Training with multiple annotators

I’ve recently started using Prodigy and am trying to grasp the workflow around having multiple annotators. I understand that you can have multiple sessions using ‘?session=NAME’.

After I get all my annotations, which of them will ner.batch-train use. It is possible that two different annotators labeled the same example differently…which of them would the model use?

Also, if I don’t specify the “?session=NAME” piece, will it treat multiple annotators as one session?

It looks like it does - but both “default” sessions still seem to see the same example

Hi! The ?session marker lets you explicitly name the user sessions if you want to do everything within one Python process. However, you can also just start multiple processes on different ports and have your annotations add to separate datasets. This is often cleaner and makes it easier to compare the annotations later on.

Yes, if you don’t name the session, all annotations will be added to one default session.

This is something that Prodigy can’t decide for you – that’s something you have to decide :slightly_smiling_face: If you trained a model with conflicting annotations, it typically ignores them, because there’s no valid gold-standard annotation that the model can learn from.

If you need to reconcile annotations from different annotators that may be conflicting, check out the new review recipe. It lets you load in one or more datasets and will group all annotations on the same input text together. You can then see who annotated what and where the conflicts are – and create one correct “master annotation”. See here for a little video that shows the process in action:

Thanks! That is a useful recipe.

I am still confused by whether different annotators see the same question (all assuming I have one provider process). I am thinking of the following scenarios:

  1. Multiple people open the default session. Will see all the same tasks UNLESS ‘feed_overlap’ is set to false.

  2. Two named sessions are created: Will see all the same tasks UNLESS ‘feed_overlap’ is set to false.

  3. Are these behaviors consistent across tech and mark/manual.

My practical goal right now is to have a set-up where I can have unlimited annotators share the work (I am asking people on my team to help out when they have time). I am guessing it makes sense to direct everyone to the default session - but I want to make sure that people are not doing duplicate work.

(I would like to understand the other scenarios for future reference).

Thanks

If multiple people access the same default session, they’ll all get different examples – the next batch in the stream.

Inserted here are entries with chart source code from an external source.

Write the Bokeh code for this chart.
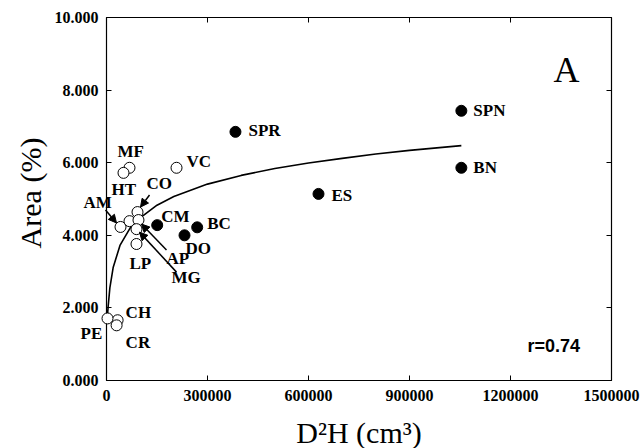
import math
from bokeh.plotting import figure
from bokeh.models import (LinearAxis, FixedTicker, NumeralTickFormatter, Range1d,
                          Arrow, NormalHead, Label, CustomJSTickFormatter)
from bokeh.embed import file_html
from bokeh.resources import INLINE

# ---- data ----
open_names = ["MF", "HT", "VC", "CO", "AM", "", "AP", "MG", "LP", "CH", "PE", "CR"]
open_x = [68300, 50500, 208000, 92100, 41600, 68300, 95000, 89100, 89100, 33000, 3000, 30000]
open_y = [5.86, 5.72, 5.86, 4.64, 4.23, 4.39, 4.42, 4.17, 3.76, 1.66, 1.71, 1.52]

filled_names = ["SPR", "SPN", "BN", "ES", "CM", "BC", "DO"]
filled_x = [383000, 1054000, 1054000, 629700, 150600, 269400, 231700]
filled_y = [6.85, 7.43, 5.86, 5.14, 4.28, 4.22, 4.00]

# fitted curve
curve_x = [2500, 5000, 10000, 20000, 40000, 70000, 100000, 150000, 200000, 300000,
           400000, 500000, 600000, 700000, 800000, 900000, 1054000]
curve_y = [1.75, 2.05, 2.55, 3.12, 3.72, 4.20, 4.48, 4.83, 5.07, 5.41,
           5.65, 5.84, 5.99, 6.12, 6.24, 6.34, 6.47]

x_ticks = [0, 300000, 600000, 900000, 1200000, 1500000]
y_ticks = [0, 2, 4, 6, 8, 10]

# label offsets in screen pixels (dx to left edge of text, dy to text middle; +dy = down)
open_off = {"MF": (-12, -16), "HT": (-12, 17), "VC": (10, -6), "CO": (9, -29),
            "AM": (-37, -24), "": (0, 0), "AP": (28, 38), "MG": (35, 48),
            "LP": (-7, 19), "CH": (8, -8), "PE": (-27, 15), "CR": (9, 17)}
filled_off = {"SPR": (13, -1), "SPN": (12, 0), "BN": (12, 0), "ES": (13, 2),
              "CM": (4, -9), "BC": (10, -4), "DO": (1, 13)}

# arrows: name -> (start offset px, end offset px) relative to the point
arrow_off = {"AM": ((-15, -17), (-4, -4)), "CO": ((12, -17), (3, -5)),
             "AP": ((28, 30), (3, 4)), "MG": ((40, 43), (3, 3))}

# ---- layout: the frame covers the whole canvas; the data box sits inside it ----
W, H = 644, 448
X0, X1, Y0, Y1 = 0, 1500000, 0, 10
BOX_L, BOX_T, BOX_W, BOX_H = 106, 17, 505, 363
dxp = (X1 - X0) / BOX_W          # data units per pixel
dyp = (Y1 - Y0) / BOX_H
XL = X0 - BOX_L * dxp
XR = X1 + (W - BOX_L - BOX_W) * dxp
YT = Y1 + BOX_T * dyp
YB = Y0 - (H - BOX_T - BOX_H) * dyp

p = figure(width=W, height=H, output_backend="svg", toolbar_location=None,
           x_range=Range1d(XL, XR), y_range=Range1d(YB, YT),
           x_axis_location=None, y_axis_location=None,
           min_border=0, min_border_left=0, min_border_right=0,
           min_border_top=0, min_border_bottom=0,
           background_fill_color="white", border_fill_color="white")
p.xgrid.grid_line_color = None
p.ygrid.grid_line_color = None
p.outline_line_color = None

serif = "Liberation Serif"
blank = CustomJSTickFormatter(code="return ''")

def make_axis(ticks, loc, fmt, standoff):
    ax = LinearAxis(ticker=FixedTicker(ticks=ticks), fixed_location=loc, formatter=fmt,
                    major_tick_in=5, major_tick_out=0, minor_tick_line_color=None,
                    axis_line_color=None, major_tick_line_color="black",
                    major_label_text_font=serif, major_label_text_font_style="bold",
                    major_label_text_font_size="16px", major_label_text_color="black",
                    major_label_standoff=standoff)
    return ax

p.add_layout(make_axis(x_ticks, Y0, NumeralTickFormatter(format="0"), 9), "below")
p.add_layout(make_axis(y_ticks, X0, NumeralTickFormatter(format="0.000"), 8), "left")
p.add_layout(make_axis(x_ticks, Y1, blank, 0), "above")
p.add_layout(make_axis(y_ticks, X1, blank, 0), "right")

# plot box
p.quad(left=[X0], right=[X1], bottom=[Y0], top=[Y1], fill_color=None,
       line_color="black", line_width=1.2)

# curve
p.line(curve_x, curve_y, line_color="black", line_width=1.6)

# points
p.scatter(open_x, open_y, size=11, fill_color="white", line_color="black", line_width=1)
p.scatter(filled_x, filled_y, size=11, fill_color="black", line_color="black")

# point labels
def add_labels(names, xs, ys, offs):
    for n, x, y in zip(names, xs, ys):
        if not n:
            continue
        dx, dy = offs[n]
        p.add_layout(Label(x=x, y=y, x_offset=dx, y_offset=-dy, text=n,
                           text_font=serif, text_font_style="bold", text_font_size="17px",
                           text_baseline="middle", text_align="left", text_color="black"))

add_labels(open_names, open_x, open_y, open_off)
add_labels(filled_names, filled_x, filled_y, filled_off)

# arrows
for name, ((ax0, ay0), (ax1, ay1)) in arrow_off.items():
    i = open_names.index(name)
    px, py = open_x[i], open_y[i]
    p.add_layout(Arrow(x_start=px + ax0 * dxp, y_start=py - ay0 * dyp,
                       x_end=px + ax1 * dxp, y_end=py - ay1 * dyp,
                       line_color="black", line_width=1.5,
                       end=NormalHead(size=8, fill_color="black", line_color="black")))

# axis titles
p.add_layout(Label(x=(X0 + X1) / 2, y=Y0 - 52 * dyp, text="D²H (cm³)",
                   text_align="center", text_baseline="middle",
                   text_font=serif, text_font_size="30px", text_color="black"))
p.add_layout(Label(x=X0 - 76 * dxp, y=(Y0 + Y1) / 2 + 6 * dyp, text="Area (%)",
                   angle=math.pi / 2, text_align="center", text_baseline="middle",
                   text_font=serif, text_font_size="30px", text_color="black"))

# panel letter and r value
p.add_layout(Label(x=1366000, y=8.56, text="A", text_align="center", text_baseline="alphabetic",
                   text_font=serif, text_font_size="36px", text_color="black"))
p.add_layout(Label(x=1250500, y=0.94, text="r=0.74", text_align="left", text_baseline="middle",
                   text_font="Liberation Sans", text_font_style="bold", text_font_size="18px",
                   text_color="black"))

open("out.html", "w").write(file_html(p, INLINE))
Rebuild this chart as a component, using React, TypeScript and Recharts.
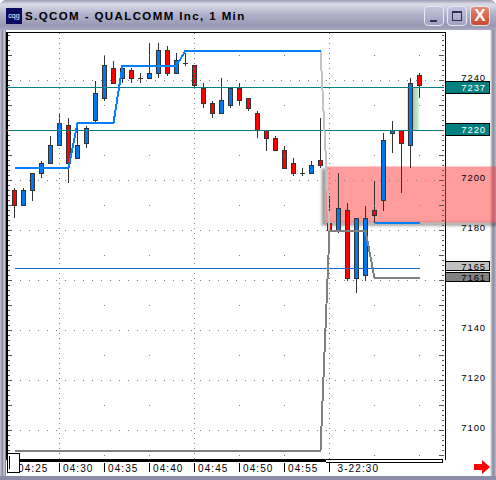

That’s because Prodigy doesn’t know who they are and treats them all as “the same person”. So whenever a request for new questions comes in, it’ll send the next batch that’s available.

Some things to consider here:

  • Whenever someone accesses the app (or reloads the page), they’ll get a new batch. Prodigy can’t know that a batch it sent out for annotation isn’t “coming back”. Maybe someone is working on it and taking a long time, maybe they internet connection died, and so on. This is typically difficult to work around. So you might want to implement an “infinite stream” that periodically checks the database and sends examples out again if they’re not in the dataset yet. This also gives you much more fine-grained control over what’s sent out when. I’ve explained an approach for this step-by-step in my comment here.
  • If you’re planning on using active learning-powered recipes like ner.teach that update a model in the loop, the process may not be as effective if multiple people are annotating and updating the model. In the best case scenario, they’ll all make similar decisions and move the model in the same direction. In the worst case, they try to move the model in different directions and as a result, make it suggest worse annotations.

(Btw, quick heads-up if you’re working with the feed_overlap setting: There’s currently a known issue that tends to occur with short streams and causes subsequent sessions to not see examples if the previous session already completed the stream. If you’re hitting that, see here for details and a workaround. We’ll be fixing that in the next version.)

Thanks for answering my questions!
This should be enough to get me started :slight_smile:

1 Like